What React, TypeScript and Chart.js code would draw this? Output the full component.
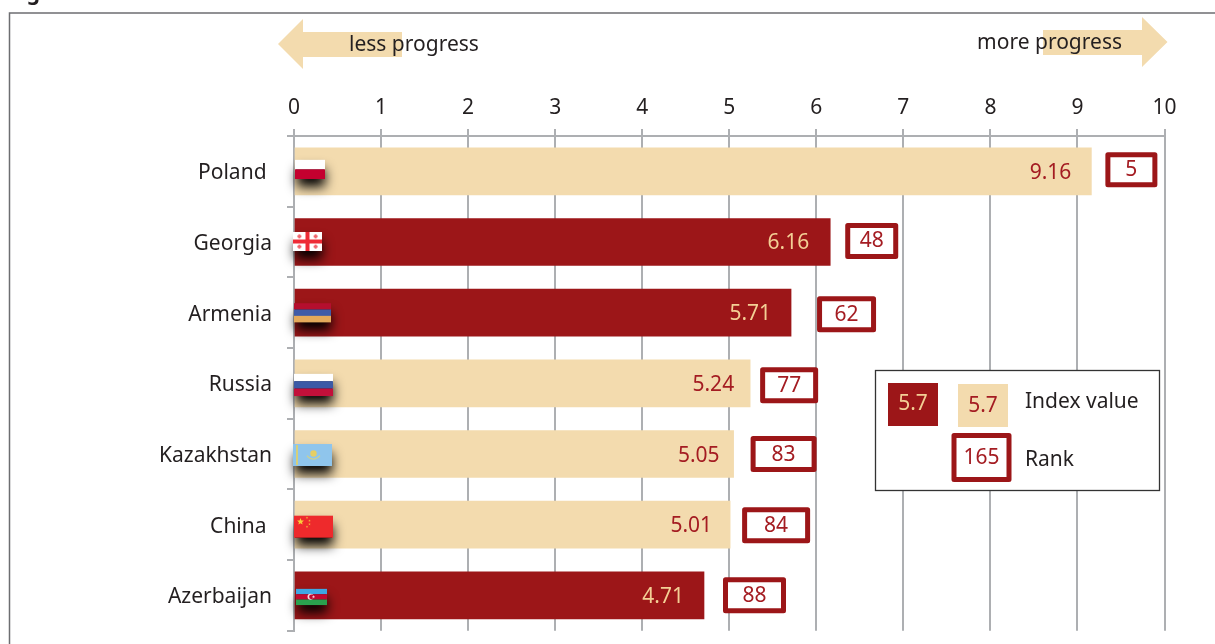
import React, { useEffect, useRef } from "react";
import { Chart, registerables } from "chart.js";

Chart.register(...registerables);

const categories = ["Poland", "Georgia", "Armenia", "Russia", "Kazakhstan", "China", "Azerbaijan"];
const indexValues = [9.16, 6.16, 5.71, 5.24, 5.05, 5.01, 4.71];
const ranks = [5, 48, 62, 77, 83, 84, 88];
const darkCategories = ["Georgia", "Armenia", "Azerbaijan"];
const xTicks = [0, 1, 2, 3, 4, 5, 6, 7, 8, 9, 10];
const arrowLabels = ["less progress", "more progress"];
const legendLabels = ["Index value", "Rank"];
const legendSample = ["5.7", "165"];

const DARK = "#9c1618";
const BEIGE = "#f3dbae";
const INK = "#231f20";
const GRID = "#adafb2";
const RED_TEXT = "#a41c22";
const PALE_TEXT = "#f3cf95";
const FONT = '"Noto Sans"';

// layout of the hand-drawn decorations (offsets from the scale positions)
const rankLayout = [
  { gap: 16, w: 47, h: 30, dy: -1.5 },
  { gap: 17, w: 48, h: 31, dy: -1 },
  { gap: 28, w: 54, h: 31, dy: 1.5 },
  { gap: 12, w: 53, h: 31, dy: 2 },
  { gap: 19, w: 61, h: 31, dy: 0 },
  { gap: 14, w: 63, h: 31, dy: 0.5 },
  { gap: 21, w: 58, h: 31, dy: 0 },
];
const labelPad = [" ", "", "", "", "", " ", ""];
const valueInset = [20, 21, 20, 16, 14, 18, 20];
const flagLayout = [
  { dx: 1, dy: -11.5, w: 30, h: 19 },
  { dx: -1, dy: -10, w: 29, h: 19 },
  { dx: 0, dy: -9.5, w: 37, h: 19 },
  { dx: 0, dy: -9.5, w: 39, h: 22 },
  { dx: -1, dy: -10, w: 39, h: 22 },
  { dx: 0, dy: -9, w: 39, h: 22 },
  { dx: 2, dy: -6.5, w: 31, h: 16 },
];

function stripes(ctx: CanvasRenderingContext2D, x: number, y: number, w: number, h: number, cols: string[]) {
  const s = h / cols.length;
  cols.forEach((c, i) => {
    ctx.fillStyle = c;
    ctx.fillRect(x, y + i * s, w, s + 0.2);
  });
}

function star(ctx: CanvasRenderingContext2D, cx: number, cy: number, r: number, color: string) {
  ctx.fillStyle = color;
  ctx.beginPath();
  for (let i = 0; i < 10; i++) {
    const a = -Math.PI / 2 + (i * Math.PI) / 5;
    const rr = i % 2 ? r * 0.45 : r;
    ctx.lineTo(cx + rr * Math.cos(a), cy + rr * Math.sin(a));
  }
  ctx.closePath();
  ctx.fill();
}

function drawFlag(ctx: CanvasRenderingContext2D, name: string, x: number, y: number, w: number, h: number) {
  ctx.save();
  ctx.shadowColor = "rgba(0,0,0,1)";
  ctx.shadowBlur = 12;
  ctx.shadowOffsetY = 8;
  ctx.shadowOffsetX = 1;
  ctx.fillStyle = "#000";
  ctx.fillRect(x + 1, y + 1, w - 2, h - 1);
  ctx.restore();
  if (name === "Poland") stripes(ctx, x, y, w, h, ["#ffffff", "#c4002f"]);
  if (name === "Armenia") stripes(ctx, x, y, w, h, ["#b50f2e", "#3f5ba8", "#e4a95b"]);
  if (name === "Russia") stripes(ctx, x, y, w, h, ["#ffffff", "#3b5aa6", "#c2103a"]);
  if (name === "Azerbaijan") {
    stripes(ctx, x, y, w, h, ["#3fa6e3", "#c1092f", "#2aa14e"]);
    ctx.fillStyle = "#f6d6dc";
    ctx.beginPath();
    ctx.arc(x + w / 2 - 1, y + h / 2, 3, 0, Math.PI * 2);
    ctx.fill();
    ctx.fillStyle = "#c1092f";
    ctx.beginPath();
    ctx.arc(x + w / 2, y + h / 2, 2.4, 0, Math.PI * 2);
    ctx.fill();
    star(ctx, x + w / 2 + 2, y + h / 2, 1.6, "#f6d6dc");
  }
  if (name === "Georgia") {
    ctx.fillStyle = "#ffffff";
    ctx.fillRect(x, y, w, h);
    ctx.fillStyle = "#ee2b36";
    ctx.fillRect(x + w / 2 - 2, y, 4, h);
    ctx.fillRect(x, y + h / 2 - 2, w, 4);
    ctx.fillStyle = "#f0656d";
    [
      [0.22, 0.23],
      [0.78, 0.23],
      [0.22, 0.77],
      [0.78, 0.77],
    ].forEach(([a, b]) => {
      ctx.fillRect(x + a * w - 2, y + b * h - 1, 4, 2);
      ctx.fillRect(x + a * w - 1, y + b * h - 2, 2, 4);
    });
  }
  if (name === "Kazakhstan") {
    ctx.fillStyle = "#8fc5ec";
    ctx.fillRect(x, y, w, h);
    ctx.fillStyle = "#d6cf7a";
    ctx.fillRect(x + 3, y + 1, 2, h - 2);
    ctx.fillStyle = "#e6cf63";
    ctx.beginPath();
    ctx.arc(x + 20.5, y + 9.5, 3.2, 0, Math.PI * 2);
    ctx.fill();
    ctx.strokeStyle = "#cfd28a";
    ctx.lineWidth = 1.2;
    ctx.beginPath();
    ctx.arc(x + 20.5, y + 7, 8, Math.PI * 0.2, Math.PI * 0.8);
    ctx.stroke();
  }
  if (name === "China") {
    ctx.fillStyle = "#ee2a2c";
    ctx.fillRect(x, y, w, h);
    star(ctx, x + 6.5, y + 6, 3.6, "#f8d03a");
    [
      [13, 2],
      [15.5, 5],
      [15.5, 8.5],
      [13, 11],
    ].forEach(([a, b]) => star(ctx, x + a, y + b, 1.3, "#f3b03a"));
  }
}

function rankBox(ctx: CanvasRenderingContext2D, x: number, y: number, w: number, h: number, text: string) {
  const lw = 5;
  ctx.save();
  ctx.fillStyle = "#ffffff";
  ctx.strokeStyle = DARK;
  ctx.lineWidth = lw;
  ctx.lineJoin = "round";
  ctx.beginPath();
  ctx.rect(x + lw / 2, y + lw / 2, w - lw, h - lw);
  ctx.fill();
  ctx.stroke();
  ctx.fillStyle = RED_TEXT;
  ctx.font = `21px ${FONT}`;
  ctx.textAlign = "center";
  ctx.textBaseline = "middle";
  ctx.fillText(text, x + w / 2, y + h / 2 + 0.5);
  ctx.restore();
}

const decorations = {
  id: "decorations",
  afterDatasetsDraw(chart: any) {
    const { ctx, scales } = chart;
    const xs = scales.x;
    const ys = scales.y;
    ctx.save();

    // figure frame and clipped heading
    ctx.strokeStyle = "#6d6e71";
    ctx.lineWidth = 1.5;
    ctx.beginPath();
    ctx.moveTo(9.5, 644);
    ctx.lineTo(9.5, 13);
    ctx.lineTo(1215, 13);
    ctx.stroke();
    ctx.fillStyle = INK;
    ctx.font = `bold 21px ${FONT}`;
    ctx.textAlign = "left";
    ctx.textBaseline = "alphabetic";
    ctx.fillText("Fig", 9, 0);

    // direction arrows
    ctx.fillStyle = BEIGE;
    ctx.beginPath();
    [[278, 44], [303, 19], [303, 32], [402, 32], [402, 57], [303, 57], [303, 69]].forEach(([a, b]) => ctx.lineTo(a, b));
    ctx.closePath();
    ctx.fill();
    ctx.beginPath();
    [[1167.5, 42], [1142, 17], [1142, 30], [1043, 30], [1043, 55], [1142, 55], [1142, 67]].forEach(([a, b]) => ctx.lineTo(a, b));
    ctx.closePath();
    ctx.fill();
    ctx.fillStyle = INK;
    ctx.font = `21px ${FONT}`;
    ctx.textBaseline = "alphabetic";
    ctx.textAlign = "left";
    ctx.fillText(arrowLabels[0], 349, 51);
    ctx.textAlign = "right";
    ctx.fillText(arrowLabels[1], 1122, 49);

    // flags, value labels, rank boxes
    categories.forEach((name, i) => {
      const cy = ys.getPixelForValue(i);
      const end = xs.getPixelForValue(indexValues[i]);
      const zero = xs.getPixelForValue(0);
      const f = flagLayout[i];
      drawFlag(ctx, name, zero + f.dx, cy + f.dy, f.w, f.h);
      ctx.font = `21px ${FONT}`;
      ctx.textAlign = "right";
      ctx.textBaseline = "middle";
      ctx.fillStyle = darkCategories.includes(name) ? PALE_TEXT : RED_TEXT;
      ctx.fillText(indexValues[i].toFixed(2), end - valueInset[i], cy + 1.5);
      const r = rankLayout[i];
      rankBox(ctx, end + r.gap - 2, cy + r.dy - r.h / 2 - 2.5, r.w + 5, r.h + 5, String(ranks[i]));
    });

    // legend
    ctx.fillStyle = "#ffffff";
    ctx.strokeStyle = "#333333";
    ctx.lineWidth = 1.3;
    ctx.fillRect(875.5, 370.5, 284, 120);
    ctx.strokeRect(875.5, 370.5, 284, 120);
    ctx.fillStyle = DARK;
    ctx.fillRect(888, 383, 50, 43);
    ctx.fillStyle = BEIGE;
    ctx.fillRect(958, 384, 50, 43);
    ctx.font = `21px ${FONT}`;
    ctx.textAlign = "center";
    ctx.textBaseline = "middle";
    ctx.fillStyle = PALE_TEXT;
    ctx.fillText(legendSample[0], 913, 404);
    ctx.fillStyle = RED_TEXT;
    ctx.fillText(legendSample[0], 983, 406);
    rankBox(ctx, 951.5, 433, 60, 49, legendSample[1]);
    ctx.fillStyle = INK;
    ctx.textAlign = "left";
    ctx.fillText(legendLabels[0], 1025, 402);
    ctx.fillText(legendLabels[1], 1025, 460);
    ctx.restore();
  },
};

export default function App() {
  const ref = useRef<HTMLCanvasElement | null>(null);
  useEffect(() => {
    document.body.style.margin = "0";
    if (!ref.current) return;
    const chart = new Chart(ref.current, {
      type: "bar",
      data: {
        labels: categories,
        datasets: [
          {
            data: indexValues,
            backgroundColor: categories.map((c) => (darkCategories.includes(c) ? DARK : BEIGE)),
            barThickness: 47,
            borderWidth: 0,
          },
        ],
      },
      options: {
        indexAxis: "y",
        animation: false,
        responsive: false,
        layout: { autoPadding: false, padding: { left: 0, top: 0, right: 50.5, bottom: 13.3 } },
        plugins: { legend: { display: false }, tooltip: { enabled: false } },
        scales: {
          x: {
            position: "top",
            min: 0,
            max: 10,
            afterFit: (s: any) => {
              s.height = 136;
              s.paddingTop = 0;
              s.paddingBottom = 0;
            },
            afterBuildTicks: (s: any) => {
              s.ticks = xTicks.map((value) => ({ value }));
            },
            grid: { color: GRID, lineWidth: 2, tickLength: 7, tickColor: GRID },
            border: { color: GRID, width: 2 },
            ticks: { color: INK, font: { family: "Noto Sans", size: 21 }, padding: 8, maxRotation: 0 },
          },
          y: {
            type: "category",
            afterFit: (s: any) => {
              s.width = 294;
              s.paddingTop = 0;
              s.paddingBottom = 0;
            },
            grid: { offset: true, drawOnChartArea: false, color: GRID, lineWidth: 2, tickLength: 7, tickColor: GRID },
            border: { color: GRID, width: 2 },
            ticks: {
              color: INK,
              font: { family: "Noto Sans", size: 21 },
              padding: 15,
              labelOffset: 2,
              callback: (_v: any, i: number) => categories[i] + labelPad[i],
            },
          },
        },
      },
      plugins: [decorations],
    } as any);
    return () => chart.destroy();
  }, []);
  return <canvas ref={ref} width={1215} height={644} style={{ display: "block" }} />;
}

---*---

> _AIM_: Restate only the lines running from the start of the material above through the line containing "Chart.register(...registerables);", ends included. No pictures.

> _WRITTEN SOLUTION_:
What React, TypeScript and Chart.js code would draw this? Output the full component.
import React, { useEffect, useRef } from "react";
import { Chart, registerables } from "chart.js";

Chart.register(...registerables);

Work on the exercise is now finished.